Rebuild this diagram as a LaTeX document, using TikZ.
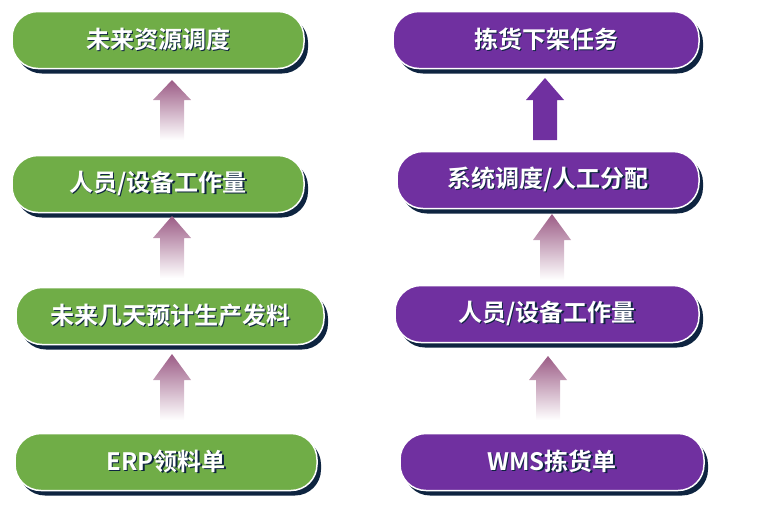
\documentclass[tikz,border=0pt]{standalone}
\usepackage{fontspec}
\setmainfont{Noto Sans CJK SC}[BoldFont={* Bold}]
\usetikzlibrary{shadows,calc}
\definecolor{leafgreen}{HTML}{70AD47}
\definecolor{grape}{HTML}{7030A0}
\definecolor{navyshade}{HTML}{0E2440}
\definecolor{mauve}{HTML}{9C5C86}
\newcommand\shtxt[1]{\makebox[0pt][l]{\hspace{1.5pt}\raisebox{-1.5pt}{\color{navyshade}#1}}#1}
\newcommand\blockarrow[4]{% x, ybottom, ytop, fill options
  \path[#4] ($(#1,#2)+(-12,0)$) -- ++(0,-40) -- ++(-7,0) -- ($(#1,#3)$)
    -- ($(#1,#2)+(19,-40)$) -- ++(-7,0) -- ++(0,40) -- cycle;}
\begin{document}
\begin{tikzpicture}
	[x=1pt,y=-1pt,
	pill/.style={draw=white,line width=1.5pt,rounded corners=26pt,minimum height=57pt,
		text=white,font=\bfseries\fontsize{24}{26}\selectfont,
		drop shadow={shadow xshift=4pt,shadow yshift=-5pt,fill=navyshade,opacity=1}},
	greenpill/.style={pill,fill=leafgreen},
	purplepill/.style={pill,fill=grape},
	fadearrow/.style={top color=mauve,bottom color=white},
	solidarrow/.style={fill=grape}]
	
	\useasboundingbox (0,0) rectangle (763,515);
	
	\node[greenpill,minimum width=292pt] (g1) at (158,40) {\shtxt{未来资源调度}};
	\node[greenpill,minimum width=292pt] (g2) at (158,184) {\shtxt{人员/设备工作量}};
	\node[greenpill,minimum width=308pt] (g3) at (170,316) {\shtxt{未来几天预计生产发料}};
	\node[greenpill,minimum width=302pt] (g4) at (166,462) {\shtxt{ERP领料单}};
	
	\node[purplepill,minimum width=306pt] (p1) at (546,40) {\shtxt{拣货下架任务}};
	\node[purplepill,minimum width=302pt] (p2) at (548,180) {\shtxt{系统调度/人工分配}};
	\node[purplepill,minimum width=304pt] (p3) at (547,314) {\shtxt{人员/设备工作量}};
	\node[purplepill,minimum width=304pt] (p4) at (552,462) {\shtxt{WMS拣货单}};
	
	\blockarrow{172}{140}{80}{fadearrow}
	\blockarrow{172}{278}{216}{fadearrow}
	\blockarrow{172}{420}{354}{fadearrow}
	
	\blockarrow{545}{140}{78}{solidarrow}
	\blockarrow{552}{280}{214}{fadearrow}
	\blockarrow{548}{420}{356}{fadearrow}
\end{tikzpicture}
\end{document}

◆ ◆ ◆

Copy out the data above exactly, except the pictures.

Rebuild this diagram as a LaTeX document, using TikZ.
\documentclass[tikz,border=0pt]{standalone}
\usepackage{fontspec}
\setmainfont{Noto Sans CJK SC}[BoldFont={* Bold}]
\usetikzlibrary{shadows,calc}
\definecolor{leafgreen}{HTML}{70AD47}
\definecolor{grape}{HTML}{7030A0}
\definecolor{navyshade}{HTML}{0E2440}
\definecolor{mauve}{HTML}{9C5C86}
\newcommand\shtxt[1]{\makebox[0pt][l]{\hspace{1.5pt}\raisebox{-1.5pt}{\color{navyshade}#1}}#1}
\newcommand\blockarrow[4]{% x, ybottom, ytop, fill options
  \path[#4] ($(#1,#2)+(-12,0)$) -- ++(0,-40) -- ++(-7,0) -- ($(#1,#3)$)
    -- ($(#1,#2)+(19,-40)$) -- ++(-7,0) -- ++(0,40) -- cycle;}
\begin{document}
\begin{tikzpicture}
	[x=1pt,y=-1pt,
	pill/.style={draw=white,line width=1.5pt,rounded corners=26pt,minimum height=57pt,
		text=white,font=\bfseries\fontsize{24}{26}\selectfont,
		drop shadow={shadow xshift=4pt,shadow yshift=-5pt,fill=navyshade,opacity=1}},
	greenpill/.style={pill,fill=leafgreen},
	purplepill/.style={pill,fill=grape},
	fadearrow/.style={top color=mauve,bottom color=white},
	solidarrow/.style={fill=grape}]
	
	\useasboundingbox (0,0) rectangle (763,515);
	
	\node[greenpill,minimum width=292pt] (g1) at (158,40) {\shtxt{未来资源调度}};
	\node[greenpill,minimum width=292pt] (g2) at (158,184) {\shtxt{人员/设备工作量}};
	\node[greenpill,minimum width=308pt] (g3) at (170,316) {\shtxt{未来几天预计生产发料}};
	\node[greenpill,minimum width=302pt] (g4) at (166,462) {\shtxt{ERP领料单}};
	
	\node[purplepill,minimum width=306pt] (p1) at (546,40) {\shtxt{拣货下架任务}};
	\node[purplepill,minimum width=302pt] (p2) at (548,180) {\shtxt{系统调度/人工分配}};
	\node[purplepill,minimum width=304pt] (p3) at (547,314) {\shtxt{人员/设备工作量}};
	\node[purplepill,minimum width=304pt] (p4) at (552,462) {\shtxt{WMS拣货单}};
	
	\blockarrow{172}{140}{80}{fadearrow}
	\blockarrow{172}{278}{216}{fadearrow}
	\blockarrow{172}{420}{354}{fadearrow}
	
	\blockarrow{545}{140}{78}{solidarrow}
	\blockarrow{552}{280}{214}{fadearrow}
	\blockarrow{548}{420}{356}{fadearrow}
\end{tikzpicture}
\end{document}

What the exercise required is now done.